"Dealing with and mourning the death of our wonderful family doctor over the weekend. She cared for 5 Saakes and 2 Camps wonderfully. We will miss her. It is almost like losing a family member. She was also our friend. We went by the office yesterday and cried with some of the staff."It has been a really rough week. (I did finally shed about 3 small tears after I went to bed last night, but it is beyond frustating to be the only dry eye in a group of mourners, like I was yesterday. I so need the physical release of some tears here!) I easily get panicked when I think of where this leaves us medically, but dozens of times a day, God reminds me to trust His plan with that.
Today is I high pain day. I just HURT. Don't know if it is heavy-hearted grief that has the physical pain revved up or what. That would be my guess. Canceled Bible study this morning and slept until almost 10. Long afternoon and evening ahead, so resting while I can.
Congratulations to our oldest and the Reno Coral Academy of Sciences, Metal Falcons team for winning their FTC robotics competition last night. Now on to Las Vegas next month!
|Joshua is to our far right, back row.|
A compilation of stroke statistics posted today on one of the stroke groups I participate in:
Stroke kills almost 130,000 Americans each year—that's 1 out of every 19 deaths. On average, one American dies from stroke every 4 minutes.
Every year, more than 795,000 people in the United States have a stroke. About 610,000 of these are first or new strokes. 34% of those 795,000 US strokes occur to people under the age of 65. Only about 2-3 % are pediatric strokes so that leaves about 32% 18-65.
|One of my all-time favorite phrases!|
I am involved in very many different online stroke support and/or informational groups. One of my personal favorites, an imaginary "coffee house" where strokies gather to chat about anything and everything stoke-related, is led by a stroke-survivor-become-friend named Amanda Breckenride. Amanda has an amazing story of God's grace after her aneurysm rupture and strokes at age 35, requiring life flight in 2001. A nurse, with a beautiful voice, who wrote her own songs, Amanda was left unable to walk, talk clearly or sing. She has created an entire line of YouTube videos from one stroke survivor to encourage others along the journey of reclaiming what was lost.
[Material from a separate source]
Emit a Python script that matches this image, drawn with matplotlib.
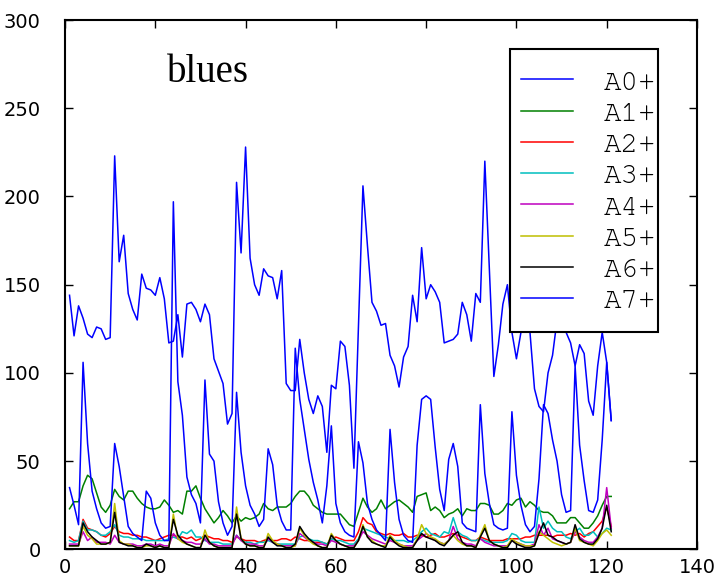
import numpy as np
import matplotlib
matplotlib.use('Agg')
import matplotlib.pyplot as plt
from matplotlib import font_manager
from matplotlib.patches import Rectangle

plt.rcParams['font.family'] = ['Liberation Sans Narrow', 'DejaVu Sans']

# values, one per step (x = 1..121)
a0 = [144, 121, 138, 131, 122, 120, 126, 125, 119, 120,
      223, 163, 178, 145, 136, 130, 156, 148, 147, 144,
      154, 142, 117, 118, 133, 109, 139, 140, 136, 129,
      139, 133, 108, 101, 94, 71, 77, 208, 168, 228,
      165, 150, 144, 159, 155, 154, 142, 158, 94, 90,
      90, 119, 100, 85, 77, 87, 81, 55, 93, 91,
      118, 115, 93, 46, 126, 206, 172, 140, 135, 127,
      128, 110, 104, 92, 109, 115, 144, 129, 171, 142,
      150, 146, 140, 117, 118, 119, 122, 140, 133, 118,
      145, 140, 220, 159, 98, 116, 139, 150, 123, 108,
      123, 140, 123, 91, 81, 78, 100, 110, 130, 138,
      123, 117, 104, 116, 111, 84, 76, 104, 123, 106, 73]
a1 = [23, 27, 27, 36, 42, 40, 32, 24, 21, 25,
      34, 30, 28, 33, 33, 29, 26, 24, 23, 23,
      24, 28, 25, 21, 22, 20, 33, 33, 36, 29,
      23, 19, 15, 18, 22, 19, 15, 19, 16, 18,
      17, 18, 20, 26, 23, 22, 24, 24, 24, 26,
      30, 33, 33, 30, 25, 23, 21, 20, 20, 20,
      20, 17, 14, 13, 21, 29, 24, 21, 23, 28,
      23, 25, 27, 28, 26, 24, 21, 30, 31, 32,
      22, 24, 22, 18, 20, 21, 23, 19, 23, 22,
      22, 26, 26, 25, 20, 20, 22, 26, 25, 28,
      29, 24, 27, 25, 22, 21, 21, 19, 15, 15,
      15, 18, 18, 15, 12, 12, 15, 19, 25, 30, 30]
a2 = [7, 5, 5, 17, 12, 11, 10, 8, 7, 9,
      13, 10, 9, 9, 8, 8, 7, 7, 6, 5,
      6, 7, 8, 8, 7, 7, 6, 7, 5, 6,
      8, 7, 6, 6, 5, 5, 4, 7, 6, 5,
      5, 5, 4, 5, 6, 5, 5, 6, 6, 5,
      7, 6, 5, 5, 4, 4, 4, 3, 6, 7,
      6, 5, 5, 5, 10, 18, 15, 14, 10, 9,
      8, 9, 8, 8, 9, 7, 7, 8, 8, 7,
      8, 9, 7, 7, 8, 9, 8, 7, 6, 5,
      5, 7, 6, 5, 5, 5, 5, 6, 6, 6,
      6, 7, 7, 8, 8, 8, 8, 7, 8, 8,
      8, 9, 8, 9, 7, 9, 10, 13, 16, 24, 13]
a3 = [5, 4, 5, 16, 11, 11, 10, 8, 8, 10,
      14, 8, 7, 7, 6, 6, 6, 5, 5, 5,
      5, 5, 6, 7, 6, 10, 9, 11, 7, 7,
      5, 4, 4, 4, 3, 3, 3, 8, 5, 4,
      4, 3, 4, 4, 5, 4, 3, 3, 3, 3,
      3, 7, 8, 6, 5, 5, 4, 3, 6, 5,
      5, 4, 3, 3, 6, 12, 11, 10, 9, 8,
      7, 6, 5, 5, 5, 4, 5, 7, 10, 12,
      9, 8, 7, 10, 9, 18, 10, 8, 7, 5,
      5, 6, 5, 4, 4, 4, 4, 5, 9, 8,
      5, 4, 4, 4, 24, 12, 16, 12, 10, 10,
      7, 6, 10, 12, 8, 8, 10, 7, 9, 12, 11]
a4 = [3, 3, 3, 10, 5, 7, 4, 4, 4, 3,
      8, 4, 3, 3, 3, 2, 2, 3, 3, 2,
      3, 2, 2, 9, 6, 5, 4, 4, 3, 3,
      6, 3, 3, 2, 2, 2, 2, 8, 5, 3,
      3, 3, 2, 2, 6, 4, 3, 2, 2, 2,
      2, 9, 7, 5, 4, 3, 3, 2, 5, 4,
      3, 2, 2, 2, 5, 10, 8, 6, 5, 4,
      3, 5, 4, 3, 2, 2, 2, 5, 7, 9,
      7, 5, 4, 3, 5, 13, 6, 4, 3, 3,
      2, 6, 4, 3, 2, 2, 2, 2, 5, 4,
      3, 2, 2, 3, 14, 8, 12, 6, 5, 4,
      3, 4, 10, 7, 5, 4, 4, 7, 12, 35, 12]
a5 = [2, 2, 2, 13, 8, 6, 3, 3, 3, 4,
      26, 5, 3, 3, 2, 1, 1, 2, 2, 1,
      2, 1, 1, 20, 6, 4, 3, 2, 1, 1,
      11, 4, 2, 1, 1, 0, 1, 24, 6, 3,
      2, 2, 1, 1, 9, 5, 3, 2, 1, 1,
      2, 12, 8, 5, 3, 2, 1, 1, 9, 5,
      3, 2, 1, 1, 5, 14, 7, 5, 3, 2,
      2, 8, 5, 3, 2, 1, 1, 6, 14, 9,
      7, 6, 4, 3, 5, 8, 5, 3, 2, 2,
      1, 8, 14, 5, 3, 2, 1, 2, 6, 4,
      3, 2, 2, 2, 10, 8, 6, 4, 3, 2,
      3, 4, 12, 5, 4, 3, 2, 5, 9, 11, 8]
a6 = [2, 2, 2, 15, 10, 7, 5, 3, 3, 4,
      21, 4, 3, 2, 2, 1, 1, 3, 2, 1,
      2, 1, 1, 17, 8, 5, 3, 2, 1, 1,
      8, 4, 2, 1, 1, 1, 1, 20, 6, 3,
      2, 2, 1, 1, 7, 4, 2, 2, 1, 1,
      3, 13, 9, 6, 4, 2, 1, 1, 8, 5,
      3, 2, 1, 1, 5, 13, 7, 4, 3, 2,
      1, 7, 4, 2, 1, 1, 1, 5, 9, 7,
      6, 5, 3, 2, 5, 8, 10, 4, 2, 2,
      1, 7, 12, 5, 3, 2, 1, 1, 5, 3,
      2, 1, 1, 2, 9, 15, 8, 7, 5, 4,
      3, 4, 14, 6, 4, 3, 3, 6, 12, 25, 10]
a7 = [35, 25, 14, 106, 60, 33, 23, 15, 12, 13,
      60, 47, 30, 13, 9, 7, 5, 33, 29, 15,
      8, 5, 5, 197, 95, 76, 41, 31, 26, 15,
      96, 54, 50, 27, 15, 8, 13, 89, 55, 36,
      25, 20, 13, 17, 57, 48, 25, 16, 11, 11,
      114, 85, 68, 51, 38, 28, 15, 36, 70, 26,
      15, 10, 8, 7, 61, 49, 26, 17, 11, 8,
      5, 68, 38, 17, 8, 5, 4, 59, 85, 87,
      85, 58, 34, 22, 51, 60, 47, 15, 12, 11,
      10, 82, 43, 26, 14, 12, 11, 12, 78, 42,
      25, 14, 10, 13, 40, 82, 77, 62, 50, 31,
      21, 22, 104, 59, 39, 22, 21, 28, 62, 106, 73]

labels = ['A0+', 'A1+', 'A2+', 'A3+', 'A4+', 'A5+', 'A6+', 'A7+']
colors = ['b', 'g', 'r', 'c', 'm', 'y', 'k', 'b']
series = [a0, a1, a2, a3, a4, a5, a6, a7]

# pick a courier-like face if one is around, else the plain mono
installed = {f.name for f in font_manager.fontManager.ttflist}
mono = [f for f in ['Courier New', 'Nimbus Mono PS', 'FreeMono', 'Courier',
                    'Liberation Mono'] if f in installed] or ['DejaVu Sans Mono']

fig = plt.figure(figsize=(7.24, 5.85), dpi=100)
ax = fig.add_axes([0.0898, 0.0609, 0.8729, 0.9049])

x = np.arange(1, len(a0) + 1)
for s, c, lab in zip(series, colors, labels):
    ax.plot(x, s, color=c, lw=1.1, label=lab)

ax.set_xlim(0, 140)
ax.set_ylim(0, 300)
ax.set_xticks(np.arange(0, 141, 20))
ax.set_yticks(np.arange(0, 301, 50))
ax.tick_params(direction='in', top=True, right=True, length=6, width=1,
               labelsize=14)
ax.tick_params(axis='x', pad=6)
ax.tick_params(axis='y', pad=17.5)
for sp in ax.spines.values():
    sp.set_linewidth(1.5)

ax.text(0.161, 0.883, 'blues', transform=ax.transAxes, fontsize=28,
        family=['Liberation Serif', 'DejaVu Serif'], ha='left', va='baseline')

# legend box drawn on its own so its padding can differ from the entries
box = Rectangle((0.704, 0.411), 0.234, 0.534, transform=ax.transAxes,
                facecolor='white', edgecolor='black', lw=1.5, zorder=4)
ax.add_patch(box)
leg = ax.legend(loc='upper left', bbox_to_anchor=(0.7215, 0.907),
                borderaxespad=0, borderpad=0, frameon=False,
                prop={'family': mono, 'size': 21},
                handlelength=1.8, handletextpad=1.03, labelspacing=0.165)
leg.set_zorder(5)

fig.savefig('out.png', dpi=100)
Here is one such video. I tried this one (intentionally recorded sideways to help us better focus on the specific oral training) this morning and could hit about 3/4 of the notes with accuracy, but had next to no breath support nor melodic fluidity between notes. To think where Amanda has come from and hear how far she has come now, I am hopeful for continued improvement in this area as well.